Principles and focus
Lean Office centers on a few clear priorities: understand customer value, map the value stream, remove non-value steps, and make the remaining work flow. Teams use short, iterative improvement cycles (Kaizen) and simple visual controls so problems surface quickly and get fixed.
Customer focus remains primary. Lean Office asks: what does the customer actually pay for, and which internal steps do not contribute to that? The goal is better outcomes for customers and less wasted effort across the organization.
Common wastes and practical questions
Administrative work creates wastes similar to manufacturing: waiting, rework, excess approvals, duplicated data entry, unclear priorities, and excessive handoffs. Useful frontline questions include:
- Does this step add value for the customer?
- Could we remove or simplify it without harming the outcome?
- Is the process clear and customer-friendly?
- Would digital automation reduce waiting or errors?

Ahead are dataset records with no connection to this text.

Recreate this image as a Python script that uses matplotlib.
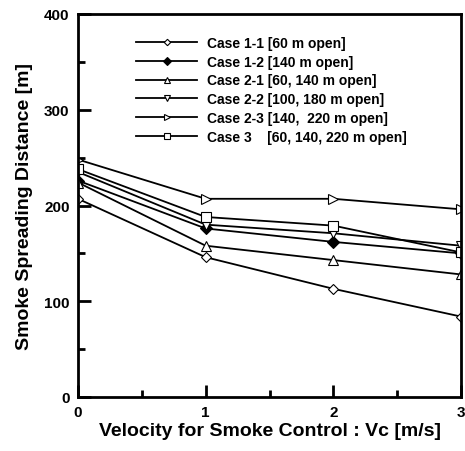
import matplotlib.pyplot as plt
from matplotlib.ticker import MultipleLocator

plt.rcParams["font.family"] = ["Liberation Sans", "DejaVu Sans"]
plt.rcParams["font.weight"] = "bold"

# ---------- DATA ----------
vc = [0, 1, 2, 3]
case_1_1 = [207, 146, 113, 84]
case_1_2 = [226, 176, 162, 150]
case_2_1 = [224, 158, 143, 128]
case_2_2 = [235, 180, 171, 158]
case_2_3 = [248, 207, 207, 196]
case_3 = [238, 188, 179, 151]

labels = [
    "Case 1-1 [60 m open]",
    "Case 1-2 [140 m open]",
    "Case 2-1 [60, 140 m open]",
    "Case 2-2 [100, 180 m open]",
    "Case 2-3 [140,  220 m open]",
    "Case 3    [60, 140, 220 m open]",
]
series = [case_1_1, case_1_2, case_2_1, case_2_2, case_2_3, case_3]
markers = ["D", "D", "^", "v", ">", "s"]
faces = ["white", "black", "white", "white", "white", "white"]
sizes = [5, 6, 6.5, 6.5, 6.5, 6.5]

# ---------- PLOT ----------
fig = plt.figure(figsize=(4.65, 4.52), dpi=100)
ax = fig.add_axes([78 / 465, 1 - 398 / 452, 383 / 465, 383 / 452])

for vals, lab, m, fc, ms in zip(series, labels, markers, faces, sizes):
    ax.plot(vc, vals, color="black", lw=1.3, marker=m, ms=ms,
            mfc=fc, mec="black", mew=0.8, label=lab)

ax.set_xlim(0, 3)
ax.set_ylim(0, 400)
ax.xaxis.set_major_locator(MultipleLocator(1))
ax.xaxis.set_minor_locator(MultipleLocator(0.5))
ax.yaxis.set_major_locator(MultipleLocator(100))
ax.yaxis.set_minor_locator(MultipleLocator(50))
ax.tick_params(which="both", direction="in", width=2, labelsize=11)
ax.tick_params(which="major", length=9, pad=6)
ax.tick_params(which="minor", length=5)
for sp in ax.spines.values():
    sp.set_linewidth(2)

ax.set_xlabel("Velocity for Smoke Control : Vc [m/s]", fontsize=14,
              fontweight="bold", labelpad=2)
ax.set_ylabel("Smoke Spreading Distance [m]", fontsize=14,
              fontweight="bold", labelpad=8)

leg = ax.legend(loc="upper left", bbox_to_anchor=(0.136, 0.958), frameon=False,
                fontsize=10, handlelength=4.45, labelspacing=0.35,
                handletextpad=0.7, borderaxespad=0, markerscale=0.65)
for t in leg.get_texts():
    t.set_fontweight("bold")

fig.savefig("out.png", dpi=100)
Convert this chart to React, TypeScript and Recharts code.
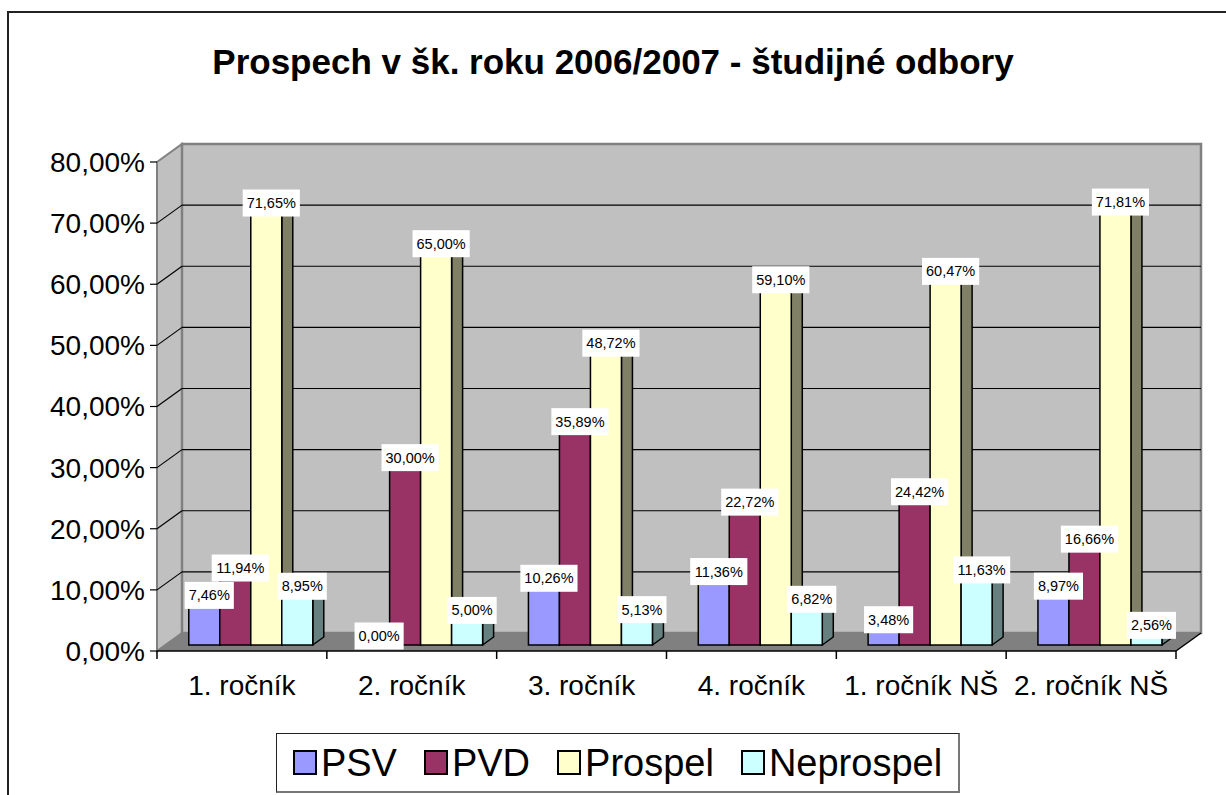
import React from "react";
import { BarChart, Bar, XAxis, YAxis, ReferenceArea, LabelList, Legend } from "recharts";

const categories = ["1. ročník", "2. ročník", "3. ročník", "4. ročník", "1. ročník NŠ", "2. ročník NŠ"];
const psv = [7.46, 0.0, 10.26, 11.36, 3.48, 8.97];
const pvd = [11.94, 30.0, 35.89, 22.72, 24.42, 16.66];
const prospel = [71.65, 65.0, 48.72, 59.1, 60.47, 71.81];
const neprospel = [8.95, 5.0, 5.13, 6.82, 11.63, 2.56];
const yTicks = [0, 10, 20, 30, 40, 50, 60, 70, 80];

const data = categories.map((name, i) => ({
  name,
  psv: psv[i],
  pvd: pvd[i],
  prospel: prospel[i],
  neprospel: neprospel[i],
}));

const series = [
  { key: "psv", name: "PSV", color: "#9999FF", side: "#4D4D80" },
  { key: "pvd", name: "PVD", color: "#993366", side: "#4D1A33" },
  { key: "prospel", name: "Prospel", color: "#FFFFCC", side: "#808066" },
  { key: "neprospel", name: "Neprospel", color: "#CCFFFF", side: "#668080" },
];

const FONT = "'Liberation Sans', Arial, sans-serif";

// 3d look: wall depth, bar position inside the depth, bar depth
const WALL_DX = 25;
const WALL_DY = 18;
const FRONT_DX = 8;
const FRONT_DY = 6;
const DEPTH_DX = 11;
const DEPTH_DY = 8;

const fmt = (v: number) => v.toFixed(2).replace(".", ",") + "%";

const charW: Record<string, number> = { ",": 0.278, "%": 0.889 };
const textWidth = (s: string, fs: number) =>
  s.split("").reduce((a, c) => a + (charW[c] ?? 0.556), 0) * fs;

const Walls = (props: any) => {
  const { x, y, width: w, height: h } = props;
  const bottom = y + h;
  const yOf = (t: number) => y + h * (1 - t / 80);
  return (
    <g>
      {/* left wall */}
      <polygon
        points={`${x},${y} ${x + WALL_DX},${y - WALL_DY} ${x + WALL_DX},${bottom - WALL_DY} ${x},${bottom}`}
        fill="#C0C0C0"
        stroke="#808080"
        strokeWidth={2}
      />
      {/* back wall */}
      <rect x={x + WALL_DX} y={y - WALL_DY} width={w} height={h} fill="#C0C0C0" stroke="#808080" strokeWidth={2.5} />
      {yTicks
        .filter((t) => t > 0 && t < 80)
        .map((t) => (
          <g key={t}>
            <line x1={x} y1={yOf(t)} x2={x + WALL_DX} y2={yOf(t) - WALL_DY} stroke="#000" strokeWidth={1.2} />
            <line
              x1={x + WALL_DX}
              y1={yOf(t) - WALL_DY}
              x2={x + WALL_DX + w}
              y2={yOf(t) - WALL_DY}
              stroke="#000"
              strokeWidth={1.2}
            />
          </g>
        ))}
      {/* floor */}
      <polygon
        points={`${x},${bottom} ${x + WALL_DX},${bottom - WALL_DY} ${x + w + WALL_DX},${bottom - WALL_DY} ${x + w},${bottom}`}
        fill="#808080"
      />
      <line x1={x + w} y1={bottom} x2={x + w + WALL_DX} y2={bottom - WALL_DY} stroke="#000" strokeWidth={1.5} />
    </g>
  );
};

const makeBar = (side: string) => (props: any) => {
  const { x, y, width, height, fill } = props;
  if (x == null || y == null || !(height > 0.5)) return <g />;
  const fx = x + FRONT_DX;
  const fy = y - FRONT_DY;
  const rx = fx + width;
  return (
    <g>
      <polygon
        points={`${rx},${fy} ${rx + DEPTH_DX},${fy - DEPTH_DY} ${rx + DEPTH_DX},${fy + height - DEPTH_DY} ${rx},${fy + height}`}
        fill={side}
        stroke="#000"
        strokeWidth={1.5}
        strokeLinejoin="round"
      />
      <polygon
        points={`${fx},${fy} ${fx + DEPTH_DX},${fy - DEPTH_DY} ${rx + DEPTH_DX},${fy - DEPTH_DY} ${rx},${fy}`}
        fill={fill}
        stroke="#000"
        strokeWidth={1.5}
        strokeLinejoin="round"
      />
      <rect x={fx} y={fy} width={width} height={height} fill={fill} stroke="#000" strokeWidth={1.5} />
    </g>
  );
};

const renderValueLabel = (props: any) => {
  const vb = props.viewBox || {};
  const x = props.x ?? vb.x;
  const y = props.y ?? vb.y;
  const width = props.width ?? vb.width;
  if (x == null || y == null) return null;
  const text = fmt(Number(props.value));
  const fs = 14.5;
  const bw = textWidth(text, fs) + 8;
  const bh = 27;
  const cx = x + FRONT_DX + width / 2 + 5;
  const cy = Math.min(y - FRONT_DY - 4, 636);
  return (
    <g>
      <rect x={cx - bw / 2} y={cy - bh / 2} width={bw} height={bh} fill="#FFFFFF" />
      <text x={cx} y={cy + 5} textAnchor="middle" fontSize={fs} fontFamily={FONT} fill="#000">
        {text}
      </text>
    </g>
  );
};

const XTick = (props: any) => {
  const { x, y, payload, index } = props;
  const half = payload?.offset ?? 1019 / 12;
  const last = index === categories.length - 1;
  return (
    <g>
      <line x1={x - half} y1={y} x2={x - half} y2={y + 8} stroke="#000" strokeWidth={1.5} />
      {last && <line x1={x + half} y1={y} x2={x + half} y2={y + 8} stroke="#000" strokeWidth={1.5} />}
      <text x={x} y={y + 44} textAnchor="middle" fontSize={28} fontFamily={FONT} fill="#000">
        {payload.value}
      </text>
    </g>
  );
};

const renderLegend = () => (
  <div
    style={{
      display: "flex",
      alignItems: "center",
      justifyContent: "center",
      height: "100%",
      gap: 27,
      fontFamily: FONT,
      fontSize: 38,
      color: "#000",
    }}
  >
    {series.map((s) => (
      <div key={s.key} style={{ display: "flex", alignItems: "center" }}>
        <span
          style={{
            display: "inline-block",
            width: 20,
            height: 21,
            background: s.color,
            border: "2px solid #000",
            marginRight: 4,
          }}
        />
        <span style={{ lineHeight: "42px" }}>{s.name}</span>
      </div>
    ))}
  </div>
);

export default function App() {
  return (
    <div style={{ position: "relative", width: 1226, height: 795, overflow: "hidden", background: "#fff" }}>
      <style>{"body{margin:0;overflow:hidden;}"}</style>
      <div
        style={{
          position: "absolute",
          left: 7,
          top: 11,
          width: 1400,
          height: 1000,
          border: "2px solid #222",
        }}
      />
      <div
        style={{
          position: "absolute",
          left: 0,
          top: 42,
          width: 1226,
          textAlign: "center",
          fontFamily: FONT,
          fontWeight: "bold",
          fontSize: 35,
          lineHeight: "40px",
          color: "#000",
        }}
      >
        Prospech v šk. roku 2006/2007 - študijné odbory
      </div>
      <div style={{ position: "absolute", left: 0, top: 0 }}>
        <BarChart
          width={1226}
          height={795}
          data={data}
          margin={{ top: 162, right: 50, bottom: 104, left: 8 }}
          barCategoryGap="14%"
          barGap={0}
        >
          <ReferenceArea y1={0} y2={80} shape={Walls} ifOverflow="visible" />
          <XAxis
            dataKey="name"
            height={40}
            interval={0}
            tickSize={0}
            tickMargin={0}
            tickLine={false}
            axisLine={{ stroke: "#000", strokeWidth: 1.5 }}
            tick={<XTick />}
          />
          <YAxis
            width={149}
            domain={[0, 80]}
            ticks={yTicks}
            interval={0}
            tickFormatter={fmt}
            axisLine={false}
            tickLine={{ stroke: "#000", strokeWidth: 1.2 }}
            tickSize={7}
            tickMargin={5}
            tick={{ fontSize: 28, fontFamily: FONT, fill: "#000" }}
          />
          <Legend
            verticalAlign="middle"
            align="center"
            layout="horizontal"
            content={renderLegend}
            wrapperStyle={{
              left: 276,
              top: 733,
              width: 684,
              height: 60,
              boxSizing: "border-box",
              borderTop: "1px solid #222",
              borderLeft: "1px solid #222",
              borderRight: "2px solid #777",
              borderBottom: "2px solid #777",
              background: "#fff",
            }}
          />
          {series.map((s) => (
            <Bar
              key={s.key}
              dataKey={s.key}
              name={s.name}
              fill={s.color}
              shape={makeBar(s.side)}
              isAnimationActive={false}
            >
              <LabelList dataKey={s.key} content={renderValueLabel} />
            </Bar>
          ))}
        </BarChart>
      </div>
    </div>
  );
}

Tools and practices for Lean Office
Lean Office uses many of the same tools as shop-floor lean plus office-friendly techniques:
- 5S to organize digital and physical workspaces
- Value Stream Mapping to visualize information flow
- Kaizen events for focused improvement
- Kanban or visual boards to manage work-in-process
- Standard work for repeatable office tasks
- Digital workflow automation and low-code tools to eliminate repetitive manual steps
Design and organization
Redesigning workspaces and roles matters. Group related tasks to reduce handoffs, standardize form fields and templates, and clarify ownership for each process step. Metrics should measure lead time, error rates, and customer feedback rather than activity alone.
Outcomes and goals
A practical Lean Office program reduces cost, improves quality, and shortens lead time. It increases customer satisfaction by delivering what customers value, more consistently. Success depends on training, leadership support, and a sustained habit of iterative improvement.
Getting started
Start small: pick a repetitive process that impacts customers, map its flow, and run a short Kaizen to trial changes. Use 5S and visual controls to make the new process standard. Scale improvements into other areas once results are confirmed.